Markets just a game for glorified gamblers
Much of the act was repealed during the 1980s, and President Bill Clinton did away with its last remnants in 1999, just a few years before the start of the current global depression/economic meltdown.
London’s so-called Big Bang in 1986 had a similar deregulatory effect on UK banks, clearing the way for their full-scale involvement in money market speculation. The New Labour governments of Blair and Brown continued to deregulate with fervour and helped create the situation we are in today.
After giving due consideration to the goldfish-like powers of recall exhibited by Paxman and his expert guests, I concluded that I, in fact, know enough about economics and finance to be going on with.
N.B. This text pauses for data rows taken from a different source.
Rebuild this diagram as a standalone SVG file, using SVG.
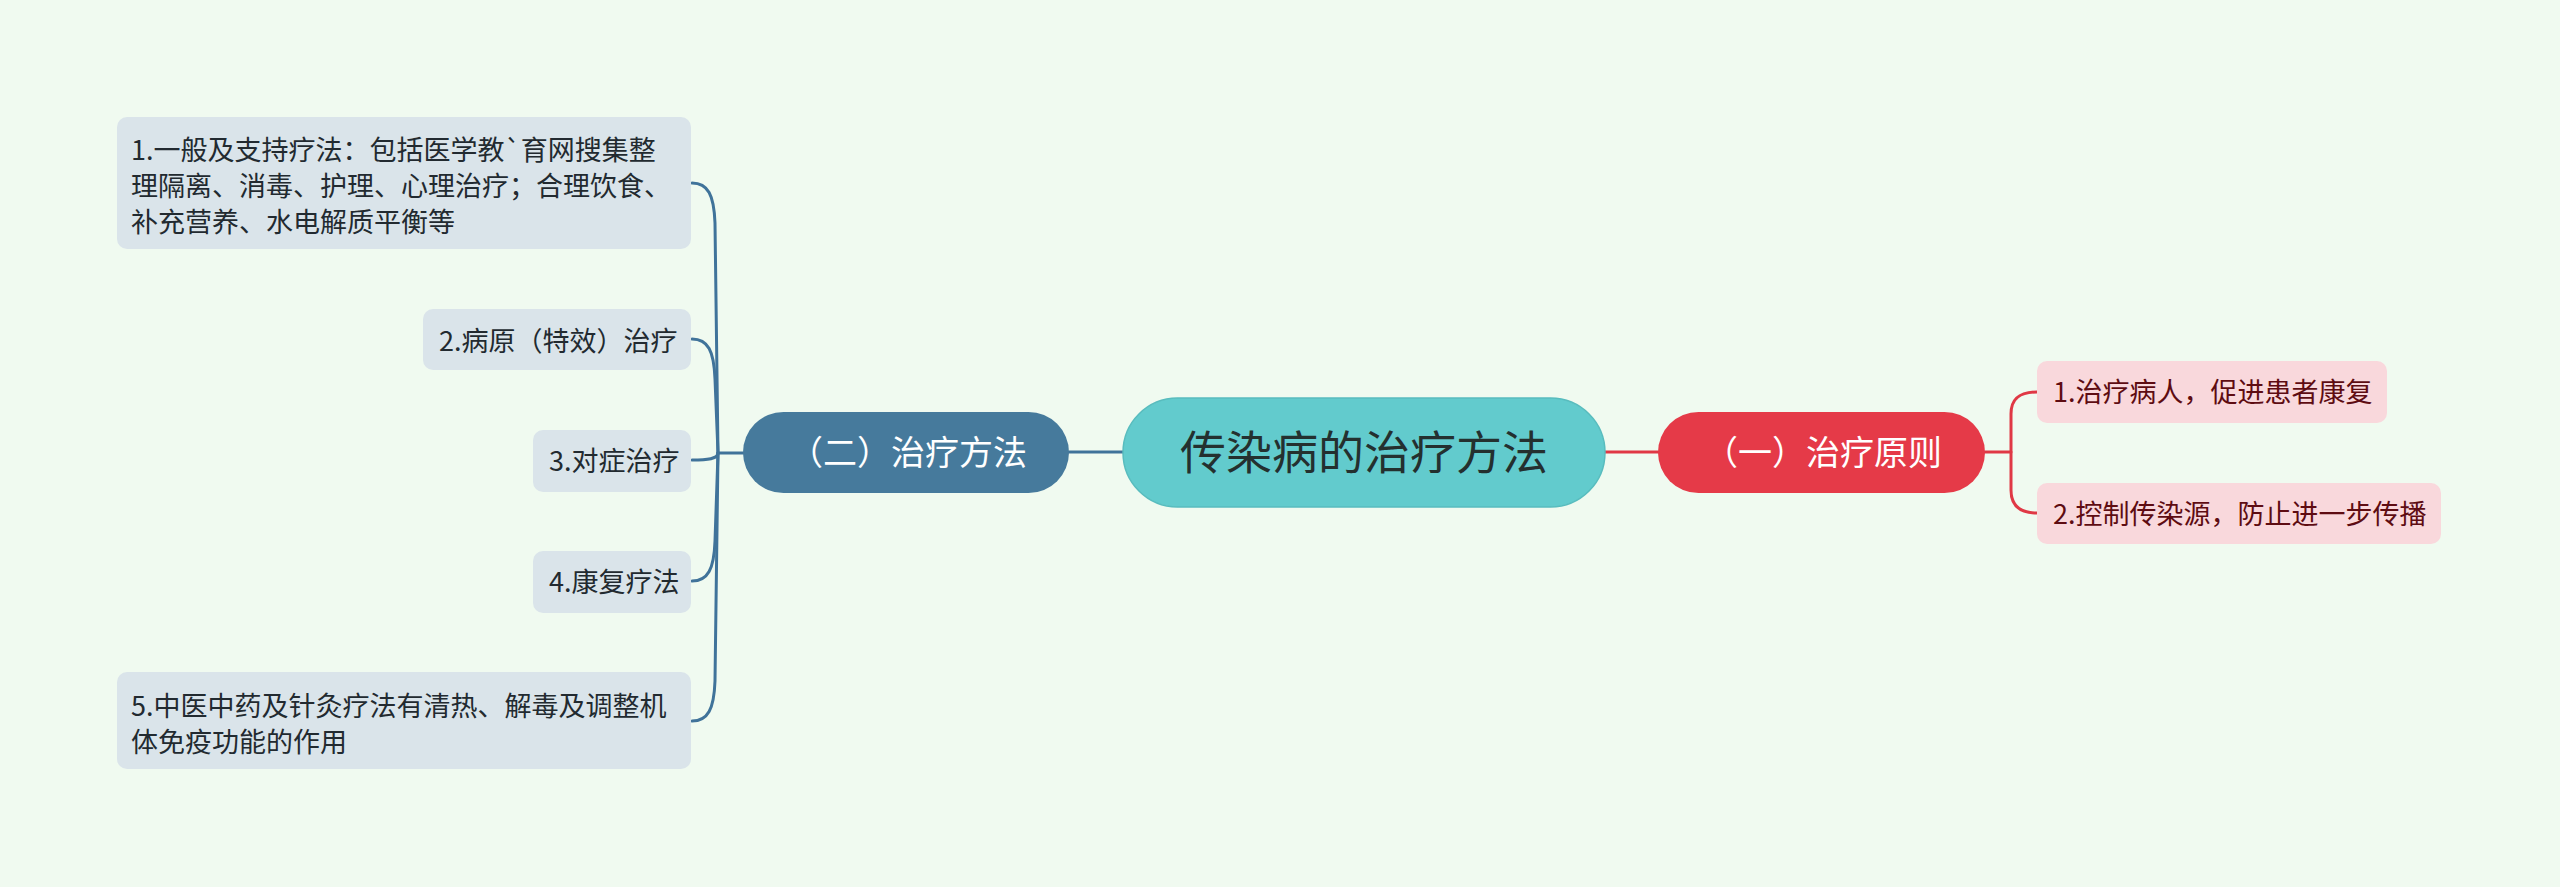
<svg xmlns="http://www.w3.org/2000/svg" width="2560" height="887" viewBox="0 0 2560 887">
<style>
text{font-family:"Noto Sans CJK SC","Noto Sans",sans-serif}
.lb rect{fill:#dae4ea}
.lb text{font-size:27px;fill:#222a30}
.rc rect{fill:#f9d8dc}
.rc text{font-size:27px;fill:#5e0c12}
.par text{font-size:34px;fill:#ffffff;text-anchor:middle}
.cb{fill:none;stroke:#40739a;stroke-width:3;stroke-linecap:round}
.cr{fill:none;stroke:#e03845;stroke-width:3;stroke-linecap:round}
</style>
<rect x="0" y="0" width="2560" height="887" fill="#f0faf0"/>
<g id="connectors">
<path class="cb" d="M1069 452 H1123"/>
<path class="cr" d="M1605 452 H1658"/>
<path class="cb" d="M743 453 H718"/>
<path class="cb" d="M692 183 C708 183 714 195 715 223 L718 453"/>
<path class="cb" d="M692 339 C708 339 714 351 715 379 L718 453"/>
<path class="cb" d="M692 460 C708 460 718 459 718 453"/>
<path class="cb" d="M692 581 C708 581 714 569 715 541 L718 453"/>
<path class="cb" d="M692 721 C708 721 714 709 715 681 L718 453"/>
<path class="cr" d="M1985 452 H2011"/>
<path class="cr" d="M2037 392 C2020 392 2011 398 2011 414 L2011 490 C2011 506 2020 513 2037 513"/>
</g>
<g id="center">
<rect x="1123" y="398" width="482" height="109" rx="54.5" fill="#62cbcd" stroke="#58bcbe" stroke-width="1.5"/>
<text x="1364" y="469" font-size="46" fill="#24302f" text-anchor="middle">传染病的治疗方法</text>
</g>
<g id="p2" class="par">
<rect x="743" y="412" width="326" height="81" rx="40.5" fill="#467a9c"/>
<text x="908" y="465">（二）治疗方法</text>
</g>
<g id="p1" class="par">
<rect x="1658" y="412" width="327" height="81" rx="40.5" fill="#e53a48"/>
<text x="1823" y="465">（一）治疗原则</text>
</g>
<g id="l1" class="lb">
<rect x="117" y="117" width="574" height="132" rx="10"/>
<text x="131" y="160">1.一般及支持疗法：包括医学教`育网搜集整</text>
<text x="131" y="196">理隔离、消毒、护理、心理治疗；合理饮食、</text>
<text x="131" y="232">补充营养、水电解质平衡等</text>
</g>
<g id="l2" class="lb">
<rect x="423" y="309" width="268" height="61" rx="10"/>
<text x="439" y="351">2.病原（特效）治疗</text>
</g>
<g id="l3" class="lb">
<rect x="533" y="430" width="158" height="62" rx="10"/>
<text x="549" y="471">3.对症治疗</text>
</g>
<g id="l4" class="lb">
<rect x="533" y="551" width="158" height="62" rx="10"/>
<text x="549" y="592">4.康复疗法</text>
</g>
<g id="l5" class="lb">
<rect x="117" y="672" width="574" height="97" rx="10"/>
<text x="131" y="716">5.中医中药及针灸疗法有清热、解毒及调整机</text>
<text x="131" y="752">体免疫功能的作用</text>
</g>
<g id="r1" class="rc">
<rect x="2037" y="361" width="350" height="62" rx="10"/>
<text x="2053" y="402">1.治疗病人，促进患者康复</text>
</g>
<g id="r2" class="rc">
<rect x="2037" y="483" width="404" height="61" rx="10"/>
<text x="2053" y="524">2.控制传染源，防止进一步传播</text>
</g>
</svg>
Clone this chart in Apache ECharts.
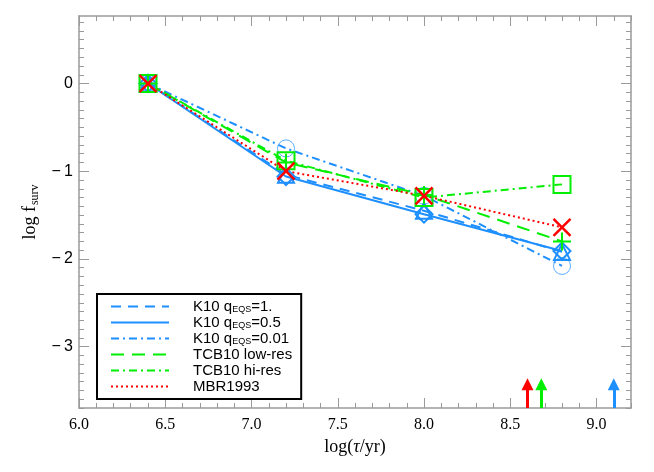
<!DOCTYPE html>
<html><head><meta charset="utf-8">
<script src="https://cdn.jsdelivr.net/npm/echarts@6/dist/echarts.min.js"></script>
<style>html,body{margin:0;padding:0;background:#fff}#c{width:654px;height:472px}</style>
</head><body><div id="c"></div>
<script>
// ---- data ----
const logTau = [6.4, 7.2, 8.0, 8.8];
const k10q1 = [0, -1.04, -1.45, -1.92];
const k10q05 = [0, -1.06, -1.49, -1.91];
const k10q001 = [0, -0.74, -1.28, -2.08];
const tcbLow = [0, -0.90, -1.27, -1.80];
const tcbHi = [0, -0.88, -1.30, -1.15];
const mbr = [0, -1.00, -1.28, -1.64];
const arrowX = [8.6, 8.68, 9.1];
const arrowBase = -3.7;
const arrowTip = -3.43;
const xTickLabels = [6.0, 6.5, 7.0, 7.5, 8.0, 8.5, 9.0];
const yTickLabels = [0, -1, -2, -3];
const seriesNames = ['K10 qEQS=1.', 'K10 qEQS=0.5', 'K10 qEQS=0.01', 'TCB10 low-res', 'TCB10 hi-res', 'MBR1993'];

// ---- styles ----
const BLUE = '#1e8fff', LBLUE = '#5aaeff', GREEN = '#00ee00', RED = '#ff0000';
const AX = '#9a9a9a';
const arrowColors = [RED, GREEN, BLUE];

const xMinor = [], yMinor = [];
for (let i = 60; i <= 92; i++) if (i % 5) xMinor.push(i / 10);
for (let i = -37; i <= 7; i++) if (i % 10) yMinor.push(i / 10);

const XMIN = 6.0, XMAX = 9.2, YMIN = -3.7, YMAX = 0.77;

function xAx(pos, ticks, len, line, labels) {
  return {
    type: 'value', position: pos, min: XMIN, max: XMAX,
    axisLine: { show: line, onZero: false, lineStyle: { color: AX, width: 1.5 } },
    axisTick: { show: true, inside: true, length: len, customValues: ticks, lineStyle: { color: AX, width: 1 } },
    axisLabel: labels ? {
      show: true, customValues: ticks, margin: 9, color: '#000',
      fontFamily: 'Liberation Serif', fontSize: 16,
      formatter: v => v.toFixed(1)
    } : { show: false, customValues: ticks },
    splitLine: { show: false }
  };
}
function yAx(pos, ticks, len, line, labels) {
  return {
    type: 'value', position: pos, min: YMIN, max: YMAX,
    axisLine: { show: line, onZero: false, lineStyle: { color: AX, width: 1.5 } },
    axisTick: { show: true, inside: true, length: len, customValues: ticks, lineStyle: { color: AX, width: 1 } },
    axisLabel: labels ? {
      show: true, customValues: ticks, margin: 6, color: '#000',
      fontFamily: 'Liberation Sans', fontSize: 16,
      formatter: v => v === 0 ? '0' : '\u2212\u2009' + Math.abs(v)
    } : { show: false, customValues: ticks },
    splitLine: { show: false }
  };
}

const xAxes = [
  xAx('bottom', xTickLabels, 10, true, true),
  xAx('bottom', xMinor, 5, false, false),
  xAx('top', xTickLabels, 10, true, false),
  xAx('top', xMinor, 5, false, false)
];
Object.assign(xAxes[0], {
  name: '{a|log(}{t|\u03c4}{a|/yr)}', nameLocation: 'middle', nameGap: 14,
  nameTextStyle: { rich: {
    a: { fontFamily: 'Liberation Serif', fontSize: 18, color: '#000' },
    t: { fontFamily: 'Liberation Serif', fontStyle: 'italic', fontSize: 18, color: '#000' }
  } }
});
const yAxes = [
  yAx('left', yTickLabels, 10, true, true),
  yAx('left', yMinor, 5, false, false),
  yAx('right', yTickLabels, 10, true, false),
  yAx('right', yMinor, 5, false, false)
];
Object.assign(yAxes[0], {
  name: '{a|log f}{s|surv}', nameLocation: 'middle', nameGap: 31,
  nameTextStyle: { rich: {
    a: { fontFamily: 'Liberation Serif', fontSize: 18, color: '#000' },
    s: { fontFamily: 'Liberation Serif', fontSize: 12, color: '#000', padding: [8, 0, 0, 1] }
  } }
});

const pts = arr => logTau.map((x, i) => [x, arr[i]]);
const values = [k10q1, k10q05, k10q001, tcbLow, tcbHi, mbr];
const lineStyles = [
  { color: BLUE, width: 2, type: [10, 7] },
  { color: BLUE, width: 2, type: 'solid' },
  { color: BLUE, width: 2, type: [8, 4, 2, 4] },
  { color: GREEN, width: 2, type: [13, 8] },
  { color: GREEN, width: 2, type: [8, 4, 2, 4] },
  { color: RED, width: 2, type: [2, 3] }
];
const markers = [
  { symbol: 'triangle', size: 16, color: BLUE, bw: 2 },
  { symbol: 'diamond', size: 17, color: BLUE, bw: 2 },
  { symbol: 'circle', size: 17, color: LBLUE, bw: 1 },
  { symbol: 'path://M5,0 L5,10 M0,5 L10,5', size: 18, color: GREEN, bw: 2 },
  { symbol: 'rect', size: 17, color: GREEN, bw: 2 },
  { symbol: 'path://M0,0 L10,10 M10,0 L0,10', size: 17, color: RED, bw: 2.5 }
];

const series = [];
values.forEach((arr, k) => {
  series.push({
    name: seriesNames[k], type: 'line', data: pts(arr), symbol: 'none',
    lineStyle: lineStyles[k], itemStyle: { color: lineStyles[k].color, opacity: 0 },
    z: 2 + k * 0.01, silent: true
  });
});
[2, 0, 1, 3, 4, 5].forEach(k => {
  const m = markers[k];
  series.push({
    name: seriesNames[k] + ' pts', type: 'scatter', data: pts(values[k]),
    symbol: m.symbol, symbolSize: m.size,
    itemStyle: { color: 'rgba(0,0,0,0)', borderColor: m.color, borderWidth: m.bw, opacity: 1 },
    z: 3, silent: true
  });
});
arrowX.forEach((x, i) => {
  series.push({
    name: 'arrow' + i, type: 'line', data: [], silent: true,
    markLine: {
      silent: true, animation: false, symbol: ['none', 'triangle'], symbolSize: 12,
      label: { show: false },
      lineStyle: { color: arrowColors[i], width: 3, type: 'solid', opacity: 1 },
      itemStyle: { color: arrowColors[i] },
      data: [[ { coord: [x, arrowBase] }, { coord: [x, arrowTip] } ]]
    }
  });
});

const chart = echarts.init(document.getElementById('c'));
chart.setOption({
  animation: false,
  backgroundColor: '#fff',
  grid: { left: 79, right: 23, top: 16, bottom: 64, containLabel: false },
  xAxis: xAxes,
  yAxis: yAxes,
  legend: {
    data: seriesNames, orient: 'vertical', left: 97, top: 294,
    padding: [5, 9, 5, 13], borderColor: '#000', borderWidth: 2, backgroundColor: '#fff',
    itemWidth: 58, itemHeight: 14, itemGap: 1, selectedMode: false,
    itemStyle: { opacity: 0 },
    formatter: name => {
      const m = name.match(/^K10 qEQS(=.*)$/);
      if (m) return '{g|}{n|K10 q}{s|EQS}{n|' + m[1] + '}';
      return '{g|}{n|' + name + '}';
    },
    textStyle: { rich: {
      g: { width: 19 },
      n: { fontFamily: 'Liberation Sans', fontSize: 15, color: '#000', lineHeight: 14 },
      s: { fontFamily: 'Liberation Sans', fontSize: 9, color: '#000', padding: [6, 0, 0, 0] }
    } }
  },
  series: series
});
</script></body></html>
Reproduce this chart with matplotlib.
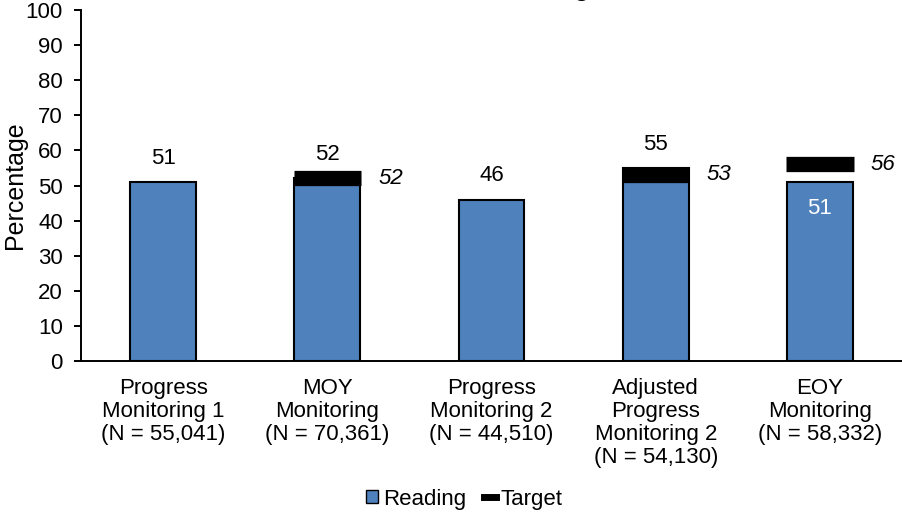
import numpy as np
import matplotlib
matplotlib.use("Agg")
import matplotlib.pyplot as plt
from matplotlib.patches import Patch
from matplotlib.lines import Line2D

categories = ["Progress\nMonitoring 1\n(N = 55,041)",
              "MOY\nMonitoring\n(N = 70,361)",
              "Progress\nMonitoring 2\n(N = 44,510)",
              "Adjusted\nProgress\nMonitoring 2\n(N = 54,130)",
              "EOY\nMonitoring\n(N = 58,332)"]
reading = [51, 52, 46, 55, 51]
target = [np.nan, 52, np.nan, 53, 56]
yticks = list(range(0, 101, 10))
title = "Third Grade Reading"

plt.rcParams['font.family'] = ['Liberation Sans', 'DejaVu Sans']
FS = 16
BLUE = "#4F81BD"

fig = plt.figure(figsize=(9.03, 5.13), dpi=100)
ax = fig.add_axes([81/903, 1-361/513, 821/903, 351/513])

x = np.arange(len(categories))
w = 0.4
ax.bar(x, reading, width=w, color=BLUE, edgecolor='black', linewidth=1.5, zorder=2)

tx = x.astype(float)
ax.hlines(target, tx - w/2 - 0.005, tx + w/2 + 0.005, colors='black', linewidth=11,
          capstyle='butt', zorder=3)

for i, v in enumerate(reading):
    if i == 4:
        ax.annotate(str(v), (x[i], v), xytext=(0, -19), textcoords='offset points',
                    ha='center', va='center', fontsize=FS, color='white', zorder=4)
    else:
        ax.annotate(str(v), (x[i], v), xytext=(0, 17), textcoords='offset points',
                    ha='center', va='center', fontsize=FS, color='black', zorder=4)

for i, t in enumerate(target):
    if not np.isnan(t):
        ax.annotate(str(int(t)), (x[i] + w/2, t), xytext=(13, 0), textcoords='offset points',
                    ha='left', va='center', fontsize=FS, style='italic', zorder=4)

ax.set_xlim(-0.5, len(categories) - 0.5)
ax.set_ylim(0, 100)
ax.set_yticks(yticks)
ax.set_xticks(x)
ax.set_xticklabels(categories, fontsize=FS, linespacing=1.13)
ax.tick_params(axis='x', length=0, pad=12)
ax.tick_params(axis='y', length=5, width=1.4, pad=8, labelsize=FS, direction='out')
for s in ['top', 'right']:
    ax.spines[s].set_visible(False)
for s in ['left', 'bottom']:
    ax.spines[s].set_linewidth(1.4)

ax.set_ylabel('Percentage', fontsize=18)
ax.yaxis.set_label_coords(-0.066, 0.5)

fig.text(590/903, 1 + 4/513, title, ha='right', va='baseline', fontsize=18, fontweight='bold')

handles = [Patch(facecolor=BLUE, edgecolor='black', linewidth=1),
           Line2D([], [], color='black', linewidth=5)]
fig.legend(handles, ['Reading', 'Target'], loc='center', bbox_to_anchor=(0.514, 0.027),
           ncol=2, frameon=False, fontsize=FS, handlelength=0.55, handleheight=0.55,
           handletextpad=0.2, columnspacing=0.8, borderpad=0, borderaxespad=0)

fig.savefig('out.png', dpi=100)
The jargon I dismiss as a confusing, ever-changing distraction, largely incidental to the few overriding realities outlined below.
Most of the people who pontificate on macro-money matters are involved in a game of semi-educated guessing, so it doesn’t really matter whether they describe themselves as economists or finance experts.
Aside even from the flim-flam merchants and self-promoting bullshit artists, of which among this particular type of expert there seems to be a higher than usual proportion, their views are no more to be relied upon than those of a horse-racing tipster in a daily newspaper. If anything, they are far less reliable.
A tipster only has to take into account breeding, age and form of the horses in a race, factor in the weight each will carry and the jockeys, weather and racecourse conditions, before making his, usually wrong, prediction.
An economist/finance expert has to consider an infinitely greater range of potentially influencing factors before making a semi-educated, and almost invariably wrong, guess at probable outcomes.
The horse-racing analogy can be stretched to include the investment bankers and other money-market traders and shysters, who are little more than glorified gamblers, albeit that they play for much higher stakes than the average racecourse or betting shop habitues. Besides scale, the most vital distinction is that they always gamble with someone else’s money.
I still know virtually nothing about economics and finances, except for one crucial thing: neither, when it comes down to it, does anyone else.